Lacroix ha corso per 20 venti minuti per arrivare alla parrocchia più vicina ma il prete non c’era. In quel tempo non esisteva il cellulare, non potevano raggiungerlo. Allora è corso da un altro prete ma anche lui non c’era, è andato in città. Alla fine, vista la situazione straordinaria, con il permesso del segretario del prete e del missionaro ha compiuto lui stesso la cerimonia. Quando il giorno dopo è tornato, la famiglia non c’era. Da allora spera che una volta incontrerà quel bambino. Sebbene di solito vediamo l’arcivescovo di Québec un uomo sorridente, anche lui conosce la tristezza.

Il dono di Dio

„Sono un uomo allegro, è dono di Dio. La gioia profonda non è una condizione artificialmente fatta ma ci viene regalato se amiamo Dio. È così la nostra relazione con il Padre. È rassicurante che non siamo mai soli. La garanzia del Suo amore, è questo che ci rende felici, per questo sorrido. Certo, anch’io conosco la tristezza, soprattutto quando vedo la misera, la sofferenza della gente. E se non posso aiutare.”
Di questo aveva assai sperimentato dopo aver finito gli studi di teologia a Québec. Nel 1990 a capo di un gruppo, da prete ordinato, è andato di nuovo in Colombia. Questa volta per otto anni.
„Il vescovo locale mi ha consegnato una parrocchia in cui da cinque anni non serviva nessuno. Non c’era un prete, tutto è stato abbandonato. Nella regione andina ci sono stati 85 villaggi che servivamo. Ogni tanto ci volevano 18 ore, cavalcando un mulo, per andare da un villaggio all’altro. Non ci sono state strade, potevano attrraversare solo i cavalli e i muli. Non c’era l’elettricità, ne posta, niente. Per 18 mila abitanti avevano due linee telefoniche. La vita è stata dura, ma sono stato molto felice.”

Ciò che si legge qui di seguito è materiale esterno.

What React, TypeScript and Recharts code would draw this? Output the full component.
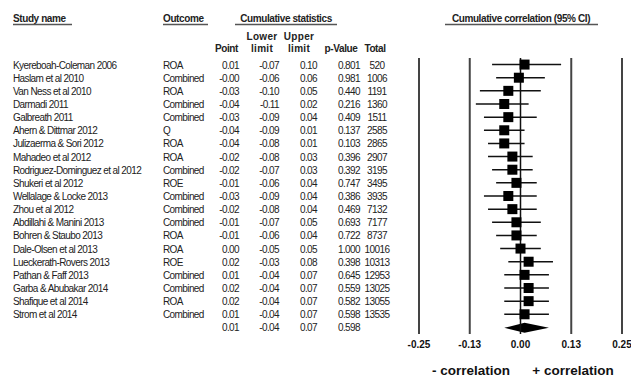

Nella conversazione il cardinale ha parlato di cose interessanti anche al riguardo del servizio all’ombra delle
guerre dei signori della droga colombiani. Ha raccontato anche un suo incontro avvenuto quelche anno fa con papa Benedetto XVI che gli ha domandato: Lei è un uomo felice, vero?” – e lui poteva rispondere di sì.